With the spirit’s liberty there are now such things as a postmodernist epic. Named after Homer, Derek Walcott’s Omeros is composed in the three-line form similar to the terrza rima of Dante’s Divine Comedy. Set in Santa Lucia, in the Caribbean, Helen is a black housemaid in Omeros, sought after by two fishermen, Achille and Hector. But there are no gruesome tragedies here. Hector smashes his van for speeding. Then, there is Ma Kilman with the oldest bar in the village and special healing powers, and the Plunketts, left to come to terms with the British colonial past of the islands. The Greek myth serves as a means to express the truth of human relations and the past. Sergeant Major Plunkett travels back in time to relive some of his history. Achille journeys to Africa to find his father, his original name lost in the slave trade. And, most unusually, the poet himself speaks as he travels the world examining identity, the ruptures in his life and a racism that still wounds. And, finally, as he is about to lose all faith, he seeks out the blind guide, Omeros.
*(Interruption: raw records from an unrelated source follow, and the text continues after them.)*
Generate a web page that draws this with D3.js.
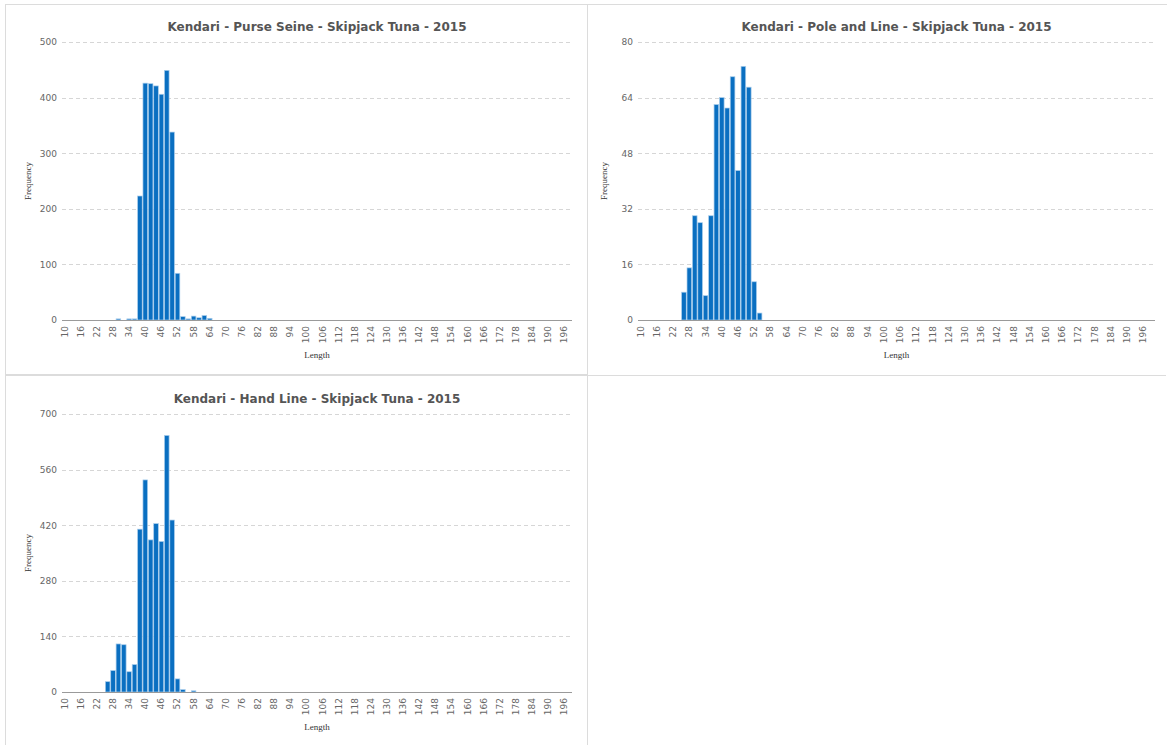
<!DOCTYPE html>
<html>
<head>
<meta charset="utf-8">
<script src="https://cdn.jsdelivr.net/npm/d3@7"></script>
<style>
  html, body { margin: 0; padding: 0; background: #fff; }
  svg { display: block; }
</style>
</head>
<body>
<svg id="chart" width="1167" height="745"></svg>
<script>
// Length classes (cm) shown on every x axis
const lengths = [10,12,14,16,18,20,22,24,26,28,30,32,34,36,38,40,42,44,46,48,50,52,54,56,58,60,
  62,64,66,68,70,72,74,76,78,80,82,84,86,88,90,92,94,96,98,100,102,104,106,108,110,112,114,116,
  118,120,122,124,126,128,130,132,134,136,138,140,142,144,146,148,150,152,154,156,158,160,162,164,
  166,168,170,172,174,176,178,180,182,184,186,188,190,192,194,196];
const tickLengths = [10,16,22,28,34,40,46,52,58,64,70,76,82,88,94,100,106,112,118,124,130,136,
  142,148,154,160,166,172,178,184,190,196];

// Non-empty length classes for each gear; all other classes are zero
const purseSeineLengths = [30,34,36,38,40,42,44,46,48,50,52,54,56,58,60,62,64];
const purseSeineFreq    = [2,2,2,223,426,425,421,406,449,338,84,6,2,7,4,8,3];

const poleLineLengths = [26,28,30,32,34,36,38,40,42,44,46,48,50,52,54];
const poleLineFreq    = [8,15,30,28,7,30,62,64,61,70,43,73,67,11,2];

const handLineLengths = [26,28,30,32,34,36,38,40,42,44,46,48,50,52,54,58];
const handLineFreq    = [26,54,121,119,51,69,410,534,383,424,379,646,433,33,6,3];

const purseSeineTicks = [0,100,200,300,400,500];
const poleLineTicks   = [0,16,32,48,64,80];
const handLineTicks   = [0,140,280,420,560,700];

const titles = [
  "Kendari - Purse Seine - Skipjack Tuna - 2015",
  "Kendari - Pole and Line - Skipjack Tuna - 2015",
  "Kendari - Hand Line - Skipjack Tuna - 2015"
];

const svg = d3.select("#chart");

// Panel frames
const frame = svg.append("g").attr("fill", "none").attr("stroke", "#dcdcdc").attr("stroke-width", 1);
frame.append("line").attr("x1", 5).attr("x2", 1167).attr("y1", 4.5).attr("y2", 4.5);
frame.append("line").attr("x1", 5.5).attr("x2", 5.5).attr("y1", 4).attr("y2", 745);
frame.append("line").attr("x1", 587.5).attr("x2", 587.5).attr("y1", 4).attr("y2", 745);
frame.append("line").attr("x1", 5).attr("x2", 587).attr("y1", 375).attr("y2", 375).attr("stroke-width", 2);
frame.append("line").attr("x1", 587).attr("x2", 1166).attr("y1", 375.5).attr("y2", 375.5);

function histogram(cfg) {
  const g = svg.append("g");
  const {left, right, bandEnd, top, bottom} = cfg;

  const x = d3.scaleBand().domain(lengths).range([left, bandEnd]).paddingInner(0.14).paddingOuter(0.07);
  const y = d3.scaleLinear().domain([0, cfg.yTicks[cfg.yTicks.length - 1]]).range([bottom, top]);

  // Full series including empty classes
  const freq = new Map(cfg.binLengths.map((l, i) => [l, cfg.binValues[i]]));
  const series = lengths.map(l => ({len: l, val: freq.get(l) || 0}));

  // dashed horizontal grid
  g.append("g").selectAll("line").data(cfg.yTicks.filter(t => t > 0)).join("line")
    .attr("x1", left).attr("x2", right)
    .attr("y1", d => Math.round(y(d)) + 0.5).attr("y2", d => Math.round(y(d)) + 0.5)
    .attr("stroke", "#d6d6d6").attr("stroke-dasharray", "4,3");

  // y axis labels
  const yAxis = d3.axisLeft(y).tickValues(cfg.yTicks).tickSize(0).tickPadding(5);
  const ya = g.append("g").attr("transform", `translate(${left},0)`).call(yAxis);
  ya.select(".domain").remove();
  ya.selectAll("text").attr("font-family", "DejaVu Sans, Verdana, sans-serif")
    .attr("font-size", 9).attr("fill", "#666");

  // bars
  g.append("g").selectAll("rect").data(series.filter(d => d.val > 0)).join("rect")
    .attr("x", d => x(d.len))
    .attr("width", x.bandwidth())
    .attr("y", d => y(d.val))
    .attr("height", d => bottom - y(d.val))
    .attr("fill", "#0a6fc1")
    .attr("stroke", "#a9cdec")
    .attr("stroke-width", 0.7);

  // x axis
  const xAxis = d3.axisBottom(x).tickValues(tickLengths).tickSize(0).tickPadding(4);
  const xa = g.append("g").attr("transform", `translate(0,${bottom})`).call(xAxis);
  xa.select(".domain").remove();
  xa.selectAll("text")
    .attr("font-family", "DejaVu Sans, Verdana, sans-serif")
    .attr("font-size", 9).attr("fill", "#666")
    .attr("transform", "rotate(-90)")
    .attr("text-anchor", "end")
    .attr("x", -6).attr("y", 0).attr("dy", "0.33em");

  g.append("line").attr("x1", left).attr("x2", right)
    .attr("y1", bottom + 0.5).attr("y2", bottom + 0.5)
    .attr("stroke", "#9a9a9a").attr("stroke-width", 1);

  // title and axis titles
  g.append("text").attr("x", (left + right) / 2).attr("y", top - 11)
    .attr("text-anchor", "middle")
    .attr("font-family", "DejaVu Sans, Verdana, sans-serif")
    .attr("font-weight", "bold").attr("font-size", 12).attr("fill", "#555")
    .text(cfg.title);

  g.append("text").attr("x", (left + right) / 2).attr("y", bottom + 38)
    .attr("text-anchor", "middle")
    .attr("font-family", "Liberation Serif, Times New Roman, serif")
    .attr("font-size", 9).attr("fill", "#333")
    .text("Length");

  g.append("text")
    .attr("transform", `translate(${left - 31},${(top + bottom) / 2}) rotate(-90)`)
    .attr("text-anchor", "middle")
    .attr("font-family", "Liberation Serif, Times New Roman, serif")
    .attr("font-size", 9).attr("fill", "#333")
    .text("Frequency");
}

histogram({left: 62, right: 572, bandEnd: 567, top: 42, bottom: 320,
  yTicks: purseSeineTicks, binLengths: purseSeineLengths, binValues: purseSeineFreq, title: titles[0]});
histogram({left: 638, right: 1155, bandEnd: 1146, top: 42, bottom: 320,
  yTicks: poleLineTicks, binLengths: poleLineLengths, binValues: poleLineFreq, title: titles[1]});
histogram({left: 62, right: 572, bandEnd: 567, top: 414, bottom: 692,
  yTicks: handLineTicks, binLengths: handLineLengths, binValues: handLineFreq, title: titles[2]});
</script>
</body>
</html>
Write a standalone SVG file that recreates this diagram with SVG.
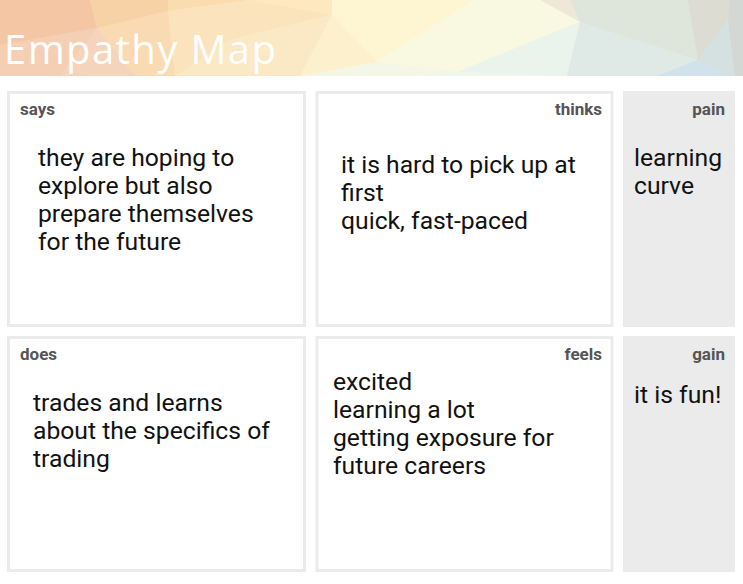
<svg xmlns="http://www.w3.org/2000/svg" width="743" height="584" viewBox="0 0 743 584">
<style>
.box{fill:#ffffff;stroke:#ebebeb;stroke-width:3}
.gbox{fill:#ebebeb}
.lbl{font-family:Roboto,"Liberation Sans",sans-serif;font-weight:700;font-size:17px;fill:#555555}
.body{font-family:Roboto,"Liberation Sans",sans-serif;font-size:24.7px;fill:#111111}
.r{text-anchor:end}
</style>
<defs>
<linearGradient id="hg" x1="0" y1="0" x2="743" y2="0" gradientUnits="userSpaceOnUse">
<stop offset="0" stop-color="#f5c9a8"/>
<stop offset="0.27" stop-color="#fbe6c0"/>
<stop offset="0.5" stop-color="#fef6d4"/>
<stop offset="0.68" stop-color="#eef4e8"/>
<stop offset="0.84" stop-color="#dde8e3"/>
<stop offset="1" stop-color="#d5dcd9"/>
</linearGradient>
</defs>
<rect width="743" height="584" fill="#ffffff"/>
<g id="header">
<rect x="0" y="0" width="743" height="76" fill="url(#hg)"/>
<polygon points="0,0 90,0 97,28 0,45" fill="#f5c6a3"/>
<polygon points="0,45 97,28 60,76 0,76" fill="#f5cfb4"/>
<polygon points="97,28 135,76 60,76" fill="#f6d3bb"/>
<polygon points="90,0 168,0 168,11 97,28" fill="#f7d2a7"/>
<polygon points="97,28 168,11 175,76 135,76" fill="#f9dab2"/>
<polygon points="168,0 250,0 168,11" fill="#fadcae"/>
<polygon points="168,11 250,0 332,15 230,40 175,76" fill="#fbe4bd"/>
<polygon points="175,76 230,40 332,15 300,76" fill="#fbe8c4"/>
<polygon points="250,0 332,0 332,15" fill="#fde8bf"/>
<polygon points="332,0 473,0 377,62 332,15" fill="#fef6d3"/>
<polygon points="332,15 377,62 300,76" fill="#fdf0cc"/>
<polygon points="473,0 570,0 580,22 457,72 377,62" fill="#f8f9e0"/>
<polygon points="377,62 457,72 420,76 300,76" fill="#f4f6e6"/>
<polygon points="540,0 570,0 580,22" fill="#efe8d8"/>
<polygon points="570,0 688,0 698,60 580,22" fill="#dee6dc"/>
<polygon points="580,22 567,76 457,72" fill="#ebf4ec"/>
<polygon points="457,72 567,76 420,76" fill="#eef6ee"/>
<polygon points="580,22 698,60 657,76 567,76" fill="#dfeae7"/>
<polygon points="698,60 735,76 657,76" fill="#d2e2ec"/>
<polygon points="688,0 730,0 728,18 698,60" fill="#dcdcd3"/>
<polygon points="728,18 735,76 698,60" fill="#d5e0e1"/>
<polygon points="730,0 743,0 743,76 735,76 728,18" fill="#d3d8d5"/>
<text x="4" y="63.5" font-family="'Open Sans','Liberation Sans',sans-serif" font-size="40" font-weight="500" fill="#ffffff" textLength="272" lengthAdjust="spacing">Empathy Map</text>
</g>
<g id="says">
<rect class="box" x="8.5" y="92.5" width="296" height="233"/>
<text class="lbl" x="20" y="115">says</text>
<text class="body"><tspan x="38" y="166">they are hoping to</tspan><tspan x="38" y="194">explore but also</tspan><tspan x="38" y="222">prepare themselves</tspan><tspan x="38" y="250">for the future</tspan></text>
</g>
<g id="thinks">
<rect class="box" x="317" y="92.5" width="295" height="233"/>
<text class="lbl r" x="602" y="115">thinks</text>
<text class="body"><tspan x="341" y="173">it is hard to pick up at</tspan><tspan x="341" y="201">first</tspan><tspan x="341" y="229">quick, fast-paced</tspan></text>
</g>
<g id="pain">
<rect class="gbox" x="623" y="91" width="112" height="236"/>
<text class="lbl r" x="725" y="115">pain</text>
<text class="body"><tspan x="634" y="166">learning</tspan><tspan x="634" y="194">curve</tspan></text>
</g>
<g id="does">
<rect class="box" x="8.5" y="337.5" width="296" height="233"/>
<text class="lbl" x="20" y="360">does</text>
<text class="body"><tspan x="33" y="411">trades and learns</tspan><tspan x="33" y="439">about the specifics of</tspan><tspan x="33" y="467">trading</tspan></text>
</g>
<g id="feels">
<rect class="box" x="317" y="337.5" width="295" height="233"/>
<text class="lbl r" x="602" y="360">feels</text>
<text class="body"><tspan x="333" y="389.5">excited</tspan><tspan x="333" y="417.5">learning a lot</tspan><tspan x="333" y="445.5">getting exposure for</tspan><tspan x="333" y="473.5">future careers</tspan></text>
</g>
<g id="gain">
<rect class="gbox" x="623" y="336" width="112" height="236"/>
<text class="lbl r" x="725" y="360">gain</text>
<text class="body"><tspan x="634" y="403">it is fun!</tspan></text>
</g>
<g id="connectors"/>
</svg>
This is a work of great beauty, carried by a deep love of the island and the sea and there is no need for heroes.

            once Achille had questioned his name and its origin,

            She touched both worlds with her rainbow, this frail dancer

            leaping the breakers, this dart of the meridian.

            She could loop the stars with a fishline, she tired

            porpoises, she circled epochs with her outstretched span;

            she gave a straight answer when one was required…

            messenger, her speed outdarted Memory.

            She was the swift that he had seen in the cedars

            in the foam of clouds, when she had shot across

            the blue ridges of the waves to a god’s orders,

            and he, at the beck of her beak, watched the bird hum

            the whipping Atlantic, and felt he was headed home.